# AIM:
Begin with the first line and repeat exactly through the line containing "ax = fig.add_axes([0.0976, 0.091, 0.8655, 0.883])"; leave every image out.

# INFORMATION PROVIDED:
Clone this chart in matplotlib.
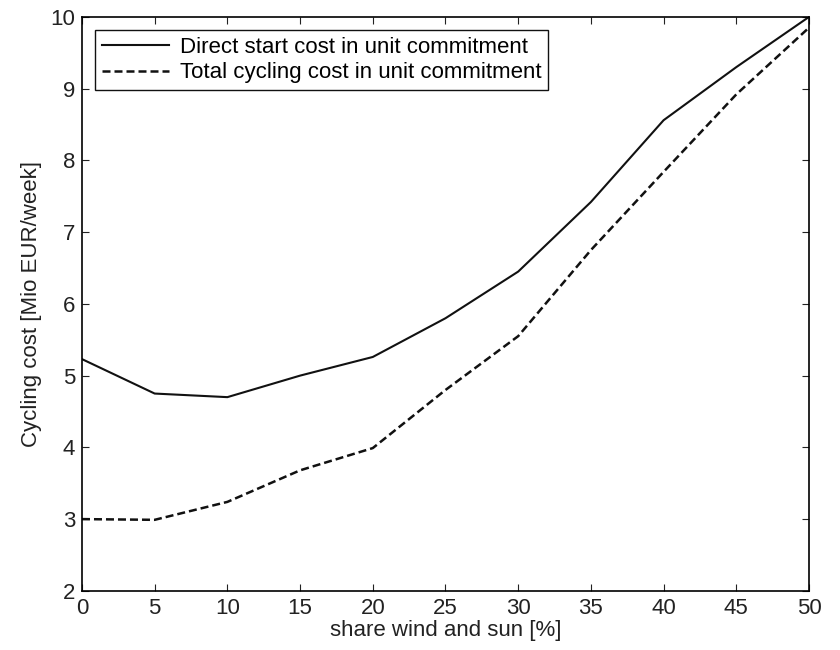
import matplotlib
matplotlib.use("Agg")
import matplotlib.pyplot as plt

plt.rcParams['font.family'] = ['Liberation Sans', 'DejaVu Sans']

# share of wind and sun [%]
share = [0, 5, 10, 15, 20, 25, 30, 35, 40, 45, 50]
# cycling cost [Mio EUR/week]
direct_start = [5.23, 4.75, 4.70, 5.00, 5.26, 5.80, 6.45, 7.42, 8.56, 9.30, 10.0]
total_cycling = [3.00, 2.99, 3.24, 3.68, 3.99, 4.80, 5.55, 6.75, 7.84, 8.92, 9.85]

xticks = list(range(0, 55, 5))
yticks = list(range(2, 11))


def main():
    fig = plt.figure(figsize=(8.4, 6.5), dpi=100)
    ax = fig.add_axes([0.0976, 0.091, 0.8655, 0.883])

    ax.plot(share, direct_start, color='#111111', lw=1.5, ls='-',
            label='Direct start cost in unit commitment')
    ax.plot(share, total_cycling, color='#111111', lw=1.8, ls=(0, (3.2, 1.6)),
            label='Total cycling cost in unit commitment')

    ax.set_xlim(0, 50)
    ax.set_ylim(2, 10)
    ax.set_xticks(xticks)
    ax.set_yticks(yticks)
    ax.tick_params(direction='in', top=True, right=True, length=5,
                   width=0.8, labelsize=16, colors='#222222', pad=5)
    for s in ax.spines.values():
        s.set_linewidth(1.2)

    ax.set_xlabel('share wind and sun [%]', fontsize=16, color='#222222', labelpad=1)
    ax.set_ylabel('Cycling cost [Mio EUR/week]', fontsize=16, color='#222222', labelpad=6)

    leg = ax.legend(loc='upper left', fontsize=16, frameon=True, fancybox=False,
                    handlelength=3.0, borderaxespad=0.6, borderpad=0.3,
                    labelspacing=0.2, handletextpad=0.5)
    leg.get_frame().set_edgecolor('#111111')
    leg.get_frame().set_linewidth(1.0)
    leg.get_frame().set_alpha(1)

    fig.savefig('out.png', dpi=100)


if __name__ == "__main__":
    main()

# EXERCISE RESPONSE:
Clone this chart in matplotlib.
import matplotlib
matplotlib.use("Agg")
import matplotlib.pyplot as plt

plt.rcParams['font.family'] = ['Liberation Sans', 'DejaVu Sans']

# share of wind and sun [%]
share = [0, 5, 10, 15, 20, 25, 30, 35, 40, 45, 50]
# cycling cost [Mio EUR/week]
direct_start = [5.23, 4.75, 4.70, 5.00, 5.26, 5.80, 6.45, 7.42, 8.56, 9.30, 10.0]
total_cycling = [3.00, 2.99, 3.24, 3.68, 3.99, 4.80, 5.55, 6.75, 7.84, 8.92, 9.85]

xticks = list(range(0, 55, 5))
yticks = list(range(2, 11))


def main():
    fig = plt.figure(figsize=(8.4, 6.5), dpi=100)
    ax = fig.add_axes([0.0976, 0.091, 0.8655, 0.883])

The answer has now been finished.